Soon the lush green fields of waving grain will take on a yellow hue and turn to gold as harvest nears. Then the large, lumbering combines will roll out, chewing up the grain and spitting out the straw. Within a few weeks, with good weather, harvest will near an end, but it wasn't always that way. In the early decades of the twentieth century, harvesting grain was labor intensive, more than what the local farmers could handle on their own. And so it was on this date in 1922 that Governor R. A. Nestos announced that almost 25,000 additional hands would be required for harvesting a bumper crop, including an estimated 94 million bushels of wheat, 24 million bushels of rye, 20 million bushels of potatoes as well as record crops of oats and barley.

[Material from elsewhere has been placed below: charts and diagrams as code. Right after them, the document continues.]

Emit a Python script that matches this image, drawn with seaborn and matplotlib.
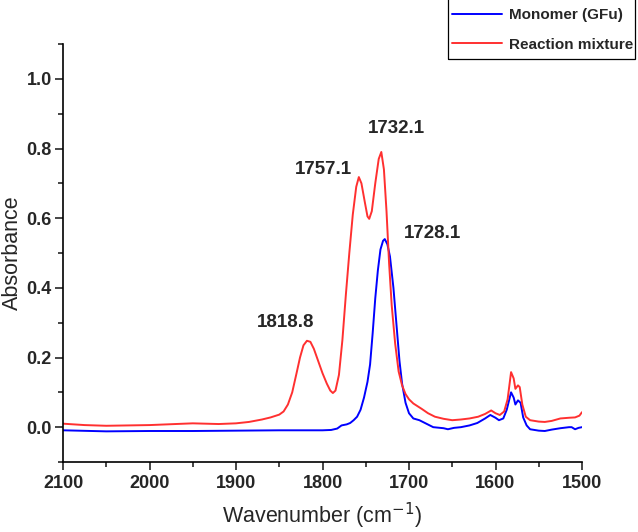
import matplotlib
matplotlib.use("Agg")
import matplotlib.pyplot as plt
import seaborn as sns
import pandas as pd
from matplotlib.ticker import MultipleLocator
from matplotlib.lines import Line2D
from matplotlib.patches import Rectangle

# Data
red_wn = [2100, 2075, 2050, 2000, 1950, 1920, 1900, 1885, 1870, 1860, 1850, 1845, 1840, 1835,
          1830, 1826, 1822, 1818, 1814, 1810, 1805, 1800, 1795, 1791, 1788, 1785, 1781, 1777,
          1773, 1769, 1765, 1761, 1758, 1755, 1751, 1748, 1746, 1743, 1739, 1735, 1732, 1729,
          1726, 1723, 1720, 1716, 1712, 1708, 1704, 1700, 1695, 1690, 1685, 1678, 1670, 1660,
          1650, 1640, 1630, 1620, 1612, 1605, 1600, 1595, 1590, 1586, 1582, 1579, 1577, 1574,
          1572, 1569, 1565, 1560, 1550, 1543, 1535, 1525, 1515, 1508, 1503, 1500]
red_abs = [0.010, 0.006, 0.004, 0.006, 0.011, 0.009, 0.011, 0.015, 0.022, 0.028, 0.036, 0.045,
           0.065, 0.100, 0.155, 0.200, 0.235, 0.248, 0.245, 0.225, 0.190, 0.155, 0.125, 0.105,
           0.098, 0.105, 0.150, 0.250, 0.380, 0.500, 0.610, 0.690, 0.718, 0.700, 0.645, 0.605,
           0.598, 0.620, 0.700, 0.770, 0.790, 0.740, 0.620, 0.470, 0.350, 0.240, 0.160, 0.120,
           0.095, 0.080, 0.068, 0.060, 0.052, 0.040, 0.030, 0.024, 0.020, 0.022, 0.025, 0.030,
           0.038, 0.048, 0.040, 0.035, 0.045, 0.080, 0.158, 0.140, 0.110, 0.120, 0.115, 0.065,
           0.030, 0.020, 0.016, 0.015, 0.018, 0.025, 0.027, 0.028, 0.033, 0.043]

blue_wn = [2100, 2050, 2000, 1950, 1900, 1850, 1800, 1790, 1783, 1778, 1772, 1768, 1764, 1760,
           1756, 1752, 1748, 1745, 1742, 1739, 1736, 1733, 1730, 1728, 1725, 1722, 1718, 1714,
           1711, 1708, 1704, 1700, 1695, 1688, 1680, 1672, 1660, 1655, 1648, 1640, 1630, 1621,
           1612, 1606, 1600, 1596, 1591, 1587, 1582, 1579, 1577, 1574, 1571, 1568, 1564, 1560,
           1550, 1543, 1535, 1525, 1515, 1512, 1508, 1504, 1500]
blue_abs = [-0.009, -0.012, -0.011, -0.011, -0.010, -0.009, -0.009, -0.008, -0.004, 0.005, 0.008,
            0.012, 0.020, 0.030, 0.050, 0.085, 0.130, 0.180, 0.270, 0.370, 0.450, 0.510, 0.535,
            0.540, 0.525, 0.490, 0.400, 0.280, 0.190, 0.125, 0.070, 0.040, 0.025, 0.020, 0.010,
            0.000, -0.003, -0.006, -0.002, 0.000, 0.005, 0.012, 0.025, 0.035, 0.027, 0.020,
            0.025, 0.050, 0.100, 0.085, 0.065, 0.077, 0.070, 0.028, 0.005, -0.006, -0.010,
            -0.011, -0.007, -0.003, 0.000, 0.000, -0.006, -0.002, 0.000]

series_names = ["Monomer (GFu)", "Reaction mixture"]
peak_labels = ["1818.8", "1757.1", "1732.1", "1728.1"]
peak_label_x = [1843, 1799, 1715, 1673]
peak_label_y = [0.30, 0.741, 0.856, 0.557]
x_ticks = [2100, 2000, 1900, 1800, 1700, 1600, 1500]
y_ticks = [0.0, 0.2, 0.4, 0.6, 0.8, 1.0]

df = pd.concat([
    pd.DataFrame({"Wavenumber": blue_wn, "Absorbance": blue_abs, "Sample": series_names[0]}),
    pd.DataFrame({"Wavenumber": red_wn, "Absorbance": red_abs, "Sample": series_names[1]}),
], ignore_index=True)

sns.set_style("ticks")
plt.rcParams["font.family"] = ["Liberation Sans", "DejaVu Sans"]

BLUE = "#0000ff"
RED = "#ff3030"

fig = plt.figure(figsize=(6.38, 5.32), dpi=100)
ax = fig.add_axes([63 / 638, 1 - 462 / 532, 519 / 638, 418 / 532])

sns.lineplot(data=df, x="Wavenumber", y="Absorbance", hue="Sample", sort=False,
             estimator=None, palette={series_names[0]: BLUE, series_names[1]: RED},
             linewidth=1.4, ax=ax, legend=False)

ax.set_xlim(2100, 1500)
ax.set_ylim(-0.1, 1.1)
ax.xaxis.set_minor_locator(MultipleLocator(50))
ax.yaxis.set_minor_locator(MultipleLocator(0.1))
ax.set_yticks(y_ticks)
ax.set_yticklabels([f"{v:.1f}" for v in y_ticks], fontweight="bold", fontsize=13)
ax.set_xticks(x_ticks)
ax.set_xticklabels([str(v) for v in x_ticks], fontweight="bold", fontsize=13)
ax.tick_params(which="major", direction="out", length=6, width=1.2, pad=3)
ax.tick_params(which="minor", direction="out", length=3.5, width=1.2)
ax.tick_params(axis="y", which="major", pad=2)

for s in ["top", "right"]:
    ax.spines[s].set_visible(False)
for s in ["left", "bottom"]:
    ax.spines[s].set_linewidth(1.2)
    ax.spines[s].set_color("black")

ax.set_xlabel("Wavenumber (cm$^{-1}$)", fontsize=15.5, va="center")
ax.set_ylabel("Absorbance", fontsize=15.5, va="center")
ax.xaxis.set_label_coords(0.5, (462 - 516) / 418)
ax.yaxis.set_label_coords((12 - 63) / 519, 0.5)

for t, x, y in zip(peak_labels, peak_label_x, peak_label_y):
    ax.text(x, y, t, fontsize=13.5, fontweight="bold", ha="center", va="center")

# Legend box outside the axes at top right
fig.patches.append(Rectangle((448 / 638, 1 - 59 / 532), (635 - 448) / 638, 59 / 532 + 0.01,
                             transform=fig.transFigure, fill=False, edgecolor="black",
                             linewidth=0.9, clip_on=False))
handles = [Line2D([], [], color=BLUE, lw=1.4), Line2D([], [], color=RED, lw=1.4)]
leg = fig.legend(handles, series_names, loc="center left",
                 bbox_to_anchor=(452 / 638, 1 - 30 / 532),
                 prop={"weight": "bold", "size": 11}, frameon=False, borderpad=0,
                 borderaxespad=0, handlelength=3.3, labelspacing=1.0, handletextpad=0.45)

fig.savefig("out.png", dpi=100)
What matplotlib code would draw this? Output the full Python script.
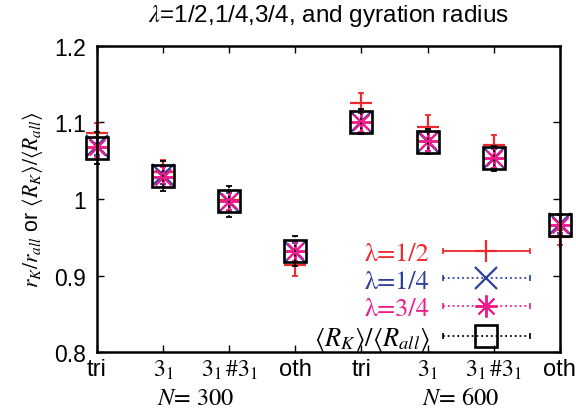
import matplotlib
matplotlib.use("Agg")
import matplotlib.pyplot as plt
from matplotlib.lines import Line2D
from matplotlib.legend_handler import HandlerLine2D

plt.rcParams["font.family"] = ["Liberation Sans", "DejaVu Sans"]
plt.rcParams["mathtext.fontset"] = "stix"

# knot types for N=300 and N=600
categories = ["tri", "$3_1$", "$3_1\\,\\#3_1$", "oth", "tri", "$3_1$", "$3_1\\,\\#3_1$", "oth"]
groups = ["$N$= 300", "$N$= 600"]

lam_half = [1.086, 1.035, 0.998, 0.914, 1.125, 1.094, 1.070, 0.950]
lam_half_err = [0.013, 0.016, 0.012, 0.014, 0.013, 0.015, 0.013, 0.010]
lam_quarter = [1.069, 1.031, 0.996, 0.931, 1.100, 1.075, 1.053, 0.967]
lam_quarter_err = [0.012, 0.012, 0.012, 0.012, 0.012, 0.012, 0.012, 0.012]
lam_3quarter = [1.068, 1.029, 0.997, 0.932, 1.101, 1.076, 1.054, 0.966]
lam_3quarter_err = [0.013, 0.013, 0.013, 0.013, 0.013, 0.013, 0.013, 0.013]
gyration = [1.067, 1.030, 0.997, 0.932, 1.101, 1.075, 1.053, 0.966]
gyration_err = [0.021, 0.020, 0.020, 0.020, 0.016, 0.016, 0.016, 0.015]

RED = "#ee2a2f"
BLUE = "#2e3f9c"
MAGENTA = "#ee1c8c"
x = list(range(len(categories)))


class CapHandler(HandlerLine2D):
  """Legend sample as a horizontal error bar with caps (gnuplot style)."""

  def create_artists(self, legend, orig_handle, xdescent, ydescent,
                     width, height, fontsize, trans):
    artists = super().create_artists(legend, orig_handle, xdescent, ydescent,
                                     width, height, fontsize, trans)
    y = height / 2 - ydescent
    caps = Line2D([-xdescent, width - xdescent], [y, y], linestyle="none",
                  marker="|", markersize=5, markeredgewidth=1.2,
                  color=orig_handle.get_color(), transform=trans)
    return list(artists) + [caps]


fig = plt.figure(figsize=(5.76, 4.14), dpi=100)
ax = fig.add_axes([0.168, 0.147, 0.804, 0.740])

series = [
    (lam_half, lam_half_err, RED, "-", "+", 1.6),
    (lam_quarter, lam_quarter_err, BLUE, ":", "x", 1.6),
    (lam_3quarter, lam_3quarter_err, MAGENTA, ":", (8, 2, 0), 1.4),
    (gyration, gyration_err, "black", ":", "s", 1.9),
]
handles = []
for vals, errs, col, ls, mk, mew in series:
  eb = ax.errorbar(x, vals, yerr=errs, fmt="none", ecolor=col, elinewidth=1.3,
                   capsize=2.5, capthick=1.3)
  for cap in eb.lines[1]:
    cap.set_clip_on(False)
  for bar in eb.lines[2]:
    bar.set_clip_on(False)
    bar.set_linestyle(ls)
  ax.plot(x, vals, linestyle="none", marker=mk, markersize=16, color=col,
          markeredgewidth=mew, markerfacecolor="none", clip_on=False)
  handles.append(Line2D([], [], color=col, linestyle=ls, linewidth=1.3,
                        marker=mk, markersize=16, markeredgewidth=mew,
                        markerfacecolor="none"))

labels = ["λ=1/2", "λ=1/4", "λ=3/4",
          r"$\langle R_K\rangle/\langle R_{all}\rangle$"]
leg = ax.legend(handles, labels, loc="lower right",
                bbox_to_anchor=(0.935, -0.004), frameon=False, markerfirst=False,
                handlelength=3.3, handletextpad=0.5, labelspacing=0.12,
                numpoints=1, borderaxespad=0.0, borderpad=0.0,
                prop={"family": "STIXGeneral", "size": 19},
                handler_map={Line2D: CapHandler()})
for txt, col in zip(leg.get_texts(), [RED, BLUE, MAGENTA, "black"]):
  txt.set_color(col)

ax.set_xlim(0, 7)
ax.set_ylim(0.8, 1.2)
ax.set_xticks(x)
ax.set_xticklabels(categories)
ax.set_yticks([0.8, 0.9, 1.0, 1.1, 1.2])
ax.set_yticklabels(["0.8", "0.9", "1", "1.1", "1.2"])
ax.tick_params(direction="in", top=True, right=True, labelsize=16.5,
               length=5, width=1.0)
ax.tick_params(axis="x", pad=4)
ax.tick_params(axis="y", pad=8)
for xt in ax.get_xticklabels():
  xt.set_fontsize(17)
for sp in ax.spines.values():
  sp.set_linewidth(1.8)

for gx, name in zip([1.5, 5.5], groups):
  ax.text(gx, -0.115, name, transform=ax.get_xaxis_transform(), ha="center",
          va="top", fontsize=17.5, family="STIXGeneral")

ax.set_ylabel(r"$r_K/r_{all}$ or $\langle R_K\rangle/\langle R_{all}\rangle$",
              fontsize=15.5, labelpad=6)
ax.set_title(r"$\lambda$=1/2,1/4,3/4, and gyration radius", fontsize=17.5, pad=18)

fig.savefig("out.png", dpi=100)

The North Dakota Department of Agriculture was already advertising for workers and they asked each community to utilize their own resources to encourage farmhands to come to North Dakota. Crop prices were low, so it was advised that incentives be offered to the young men from farms in Iowa, Minnesota, Illinois and Wisconsin who were trained in this work. So great was the need for threshing crews that all four of the major railroads operating in the state were willing to reduce their fares from August 1st to the 15th to a flat fee of $5.00 for any laborers from the Midwestern states willing to work in the field. The Ag Department even established a headquarters in Minneapolis to assemble crews with each crew consisting of five men. County agents would handle the crews once they arrived, and farmers were asked to provide the agents with the number of men they needed to get the job done. Local bankers were willing to advance the rail fares for able-bodied men.

Wages were set for each job. Those producing the shocks got $3.00 per day, while the per day threshing wages were posted at $3.25 for a field pitcher, $3.50 for teamsters, $3.75 for spike pitchers using two pitchers or $4.00 where only one spike pitcher was used to pitch the shocks into the threshing rig. Workers were expected to deliver a day's work for a reasonable day's pay.

Except for a few regional celebrations, threshing rigs are all but extinct these days. Occasionally, when traveling the back roads of the state, you'll see one them, looking like an old, rusty, prairie dinosaur sitting on top of a distant hill, a mere remnant of the days when the bustle of sweat-soaked men and horses, golden straw piles and clouds of dust dotted the rich farmlands of North Dakota.